AVAILABLE DATA:
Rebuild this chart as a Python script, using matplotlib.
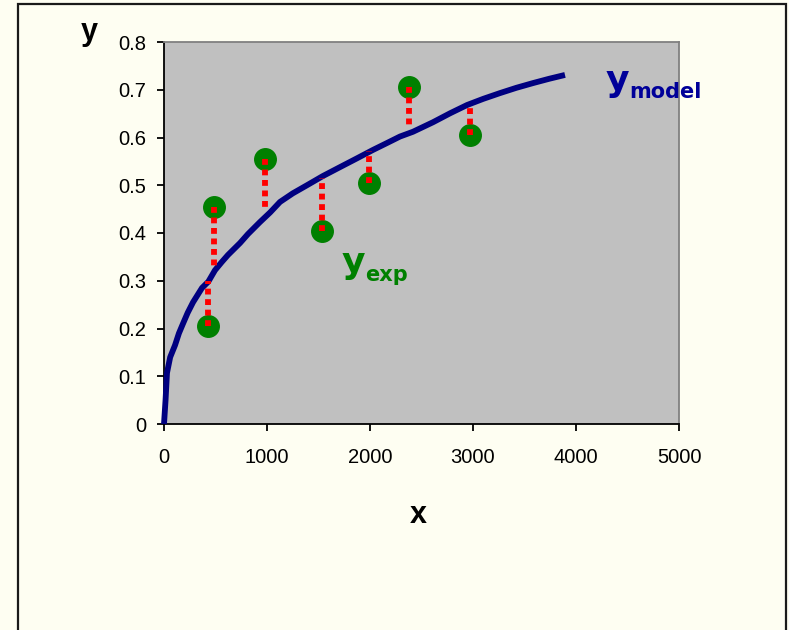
import matplotlib
matplotlib.use("Agg")
import matplotlib.pyplot as plt
from matplotlib.patches import Rectangle

# ---- data ----
x_model = [0, 15, 29, 60, 107, 145, 184, 230, 282, 369, 430, 495, 560, 621,
           738, 816, 932, 1030, 1126, 1250, 1388, 1540, 1709, 1870, 2029,
           2170, 2291, 2417, 2612, 2780, 2942, 3100, 3262, 3420, 3583, 3740,
           3893]
y_model = [0, 0.05, 0.107, 0.14, 0.165, 0.19, 0.21, 0.233, 0.255, 0.285,
           0.298, 0.322, 0.339, 0.354, 0.379, 0.398, 0.423, 0.443, 0.465,
           0.483, 0.50, 0.519, 0.538, 0.556, 0.574, 0.589, 0.602, 0.612,
           0.632, 0.651, 0.668, 0.681, 0.693, 0.704, 0.714, 0.723, 0.731]

x_exp = [430, 490, 980, 1530, 1990, 2380, 2970]
y_exp = [0.205, 0.455, 0.555, 0.405, 0.505, 0.705, 0.605]
y_model_at_exp = [0.30, 0.33, 0.45, 0.515, 0.572, 0.62, 0.665]

x_ticks = [0, 1000, 2000, 3000, 4000, 5000]
y_ticks = [0, 0.1, 0.2, 0.3, 0.4, 0.5, 0.6, 0.7, 0.8]
y_tick_labels = ["0", "0.1", "0.2", "0.3", "0.4", "0.5", "0.6", "0.7", "0.8"]

W, H = 789, 630
plt.rcParams['font.family'] = ['Liberation Sans', 'DejaVu Sans']

fig = plt.figure(figsize=(W / 100, H / 100), dpi=100)
fig.patch.set_facecolor('#FEFEF2')

def fx(px):
    return px / W

def fy(py):
    return 1 - py / H

# outer frame
fig.patches.append(Rectangle((fx(18), fy(660)), fx(786) - fx(18), fy(4) - fy(660),
                             transform=fig.transFigure, fill=False,
                             edgecolor='#1a1a1a', linewidth=1.6))

ax = fig.add_axes([fx(164), fy(424), fx(679) - fx(164), fy(42) - fy(424)])
ax.set_facecolor('#C0C0C0')
ax.set_xlim(0, 5000)
ax.set_ylim(0, 0.8)

for side in ['top', 'right']:
    ax.spines[side].set_color('#808080')
    ax.spines[side].set_linewidth(1.3)
for side in ['left', 'bottom']:
    ax.spines[side].set_color('black')
    ax.spines[side].set_linewidth(1.3)

ax.set_xticks(x_ticks)
ax.set_xticklabels([str(v) for v in x_ticks])
ax.set_yticks(y_ticks)
ax.set_yticklabels(y_tick_labels)
ax.tick_params(axis='both', direction='out', length=5, width=1.3,
               labelsize=14.5, colors='black')
ax.tick_params(axis='x', pad=12)
ax.tick_params(axis='y', pad=8)

# model curve
ax.plot(x_model, y_model, color='#000080', linewidth=4.2, zorder=3,
        solid_joinstyle='round', solid_capstyle='butt', clip_on=False)

# experimental points
ax.plot(x_exp, y_exp, linestyle='none', marker='o', markersize=15.5,
        color='#008000', markeredgecolor='#008000', zorder=4)

# residual lines
for xe, ye, ym in zip(x_exp, y_exp, y_model_at_exp):
    ax.plot([xe, xe], [ye, ym], color='#FF0000', linewidth=4.2,
            linestyle=(0, (1, 0.8)), dash_capstyle='butt', zorder=5)

# axis titles
fig.text(fx(89), fy(40), 'y', fontsize=22, fontweight='bold', ha='center',
         va='baseline', color='black')
fig.text(fx(418), fy(523), 'x', fontsize=22, fontweight='bold', ha='center',
         va='baseline', color='black')

# annotations
fig.text(fx(606), fy(91), 'y', fontsize=26, fontweight='bold', ha='left',
         va='baseline', color='#000099', family='DejaVu Sans')
fig.text(fx(629), fy(98), 'model', fontsize=15, fontweight='bold', ha='left',
         va='baseline', color='#000099', family='DejaVu Sans')

fig.text(fx(342), fy(273), 'y', fontsize=26, fontweight='bold', ha='left',
         va='baseline', color='#008000', family='DejaVu Sans')
fig.text(fx(365), fy(281), 'exp', fontsize=15, fontweight='bold', ha='left',
         va='baseline', color='#008000', family='DejaVu Sans')

fig.savefig('out.png', dpi=100, facecolor=fig.get_facecolor())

CHALLENGE: Copy out the listing exactly as it stands, but not the pictures.

RESULT OF THIS TASK:
Rebuild this chart as a Python script, using matplotlib.
import matplotlib
matplotlib.use("Agg")
import matplotlib.pyplot as plt
from matplotlib.patches import Rectangle

# ---- data ----
x_model = [0, 15, 29, 60, 107, 145, 184, 230, 282, 369, 430, 495, 560, 621,
           738, 816, 932, 1030, 1126, 1250, 1388, 1540, 1709, 1870, 2029,
           2170, 2291, 2417, 2612, 2780, 2942, 3100, 3262, 3420, 3583, 3740,
           3893]
y_model = [0, 0.05, 0.107, 0.14, 0.165, 0.19, 0.21, 0.233, 0.255, 0.285,
           0.298, 0.322, 0.339, 0.354, 0.379, 0.398, 0.423, 0.443, 0.465,
           0.483, 0.50, 0.519, 0.538, 0.556, 0.574, 0.589, 0.602, 0.612,
           0.632, 0.651, 0.668, 0.681, 0.693, 0.704, 0.714, 0.723, 0.731]

x_exp = [430, 490, 980, 1530, 1990, 2380, 2970]
y_exp = [0.205, 0.455, 0.555, 0.405, 0.505, 0.705, 0.605]
y_model_at_exp = [0.30, 0.33, 0.45, 0.515, 0.572, 0.62, 0.665]

x_ticks = [0, 1000, 2000, 3000, 4000, 5000]
y_ticks = [0, 0.1, 0.2, 0.3, 0.4, 0.5, 0.6, 0.7, 0.8]
y_tick_labels = ["0", "0.1", "0.2", "0.3", "0.4", "0.5", "0.6", "0.7", "0.8"]

W, H = 789, 630
plt.rcParams['font.family'] = ['Liberation Sans', 'DejaVu Sans']

fig = plt.figure(figsize=(W / 100, H / 100), dpi=100)
fig.patch.set_facecolor('#FEFEF2')

def fx(px):
    return px / W

def fy(py):
    return 1 - py / H

# outer frame
fig.patches.append(Rectangle((fx(18), fy(660)), fx(786) - fx(18), fy(4) - fy(660),
                             transform=fig.transFigure, fill=False,
                             edgecolor='#1a1a1a', linewidth=1.6))

ax = fig.add_axes([fx(164), fy(424), fx(679) - fx(164), fy(42) - fy(424)])
ax.set_facecolor('#C0C0C0')
ax.set_xlim(0, 5000)
ax.set_ylim(0, 0.8)

for side in ['top', 'right']:
    ax.spines[side].set_color('#808080')
    ax.spines[side].set_linewidth(1.3)
for side in ['left', 'bottom']:
    ax.spines[side].set_color('black')
    ax.spines[side].set_linewidth(1.3)

ax.set_xticks(x_ticks)
ax.set_xticklabels([str(v) for v in x_ticks])
ax.set_yticks(y_ticks)
ax.set_yticklabels(y_tick_labels)
ax.tick_params(axis='both', direction='out', length=5, width=1.3,
               labelsize=14.5, colors='black')
ax.tick_params(axis='x', pad=12)
ax.tick_params(axis='y', pad=8)

# model curve
ax.plot(x_model, y_model, color='#000080', linewidth=4.2, zorder=3,
        solid_joinstyle='round', solid_capstyle='butt', clip_on=False)

# experimental points
ax.plot(x_exp, y_exp, linestyle='none', marker='o', markersize=15.5,
        color='#008000', markeredgecolor='#008000', zorder=4)

# residual lines
for xe, ye, ym in zip(x_exp, y_exp, y_model_at_exp):
    ax.plot([xe, xe], [ye, ym], color='#FF0000', linewidth=4.2,
            linestyle=(0, (1, 0.8)), dash_capstyle='butt', zorder=5)

# axis titles
fig.text(fx(89), fy(40), 'y', fontsize=22, fontweight='bold', ha='center',
         va='baseline', color='black')
fig.text(fx(418), fy(523), 'x', fontsize=22, fontweight='bold', ha='center',
         va='baseline', color='black')

# annotations
fig.text(fx(606), fy(91), 'y', fontsize=26, fontweight='bold', ha='left',
         va='baseline', color='#000099', family='DejaVu Sans')
fig.text(fx(629), fy(98), 'model', fontsize=15, fontweight='bold', ha='left',
         va='baseline', color='#000099', family='DejaVu Sans')

fig.text(fx(342), fy(273), 'y', fontsize=26, fontweight='bold', ha='left',
         va='baseline', color='#008000', family='DejaVu Sans')
fig.text(fx(365), fy(281), 'exp', fontsize=15, fontweight='bold', ha='left',
         va='baseline', color='#008000', family='DejaVu Sans')

fig.savefig('out.png', dpi=100, facecolor=fig.get_facecolor())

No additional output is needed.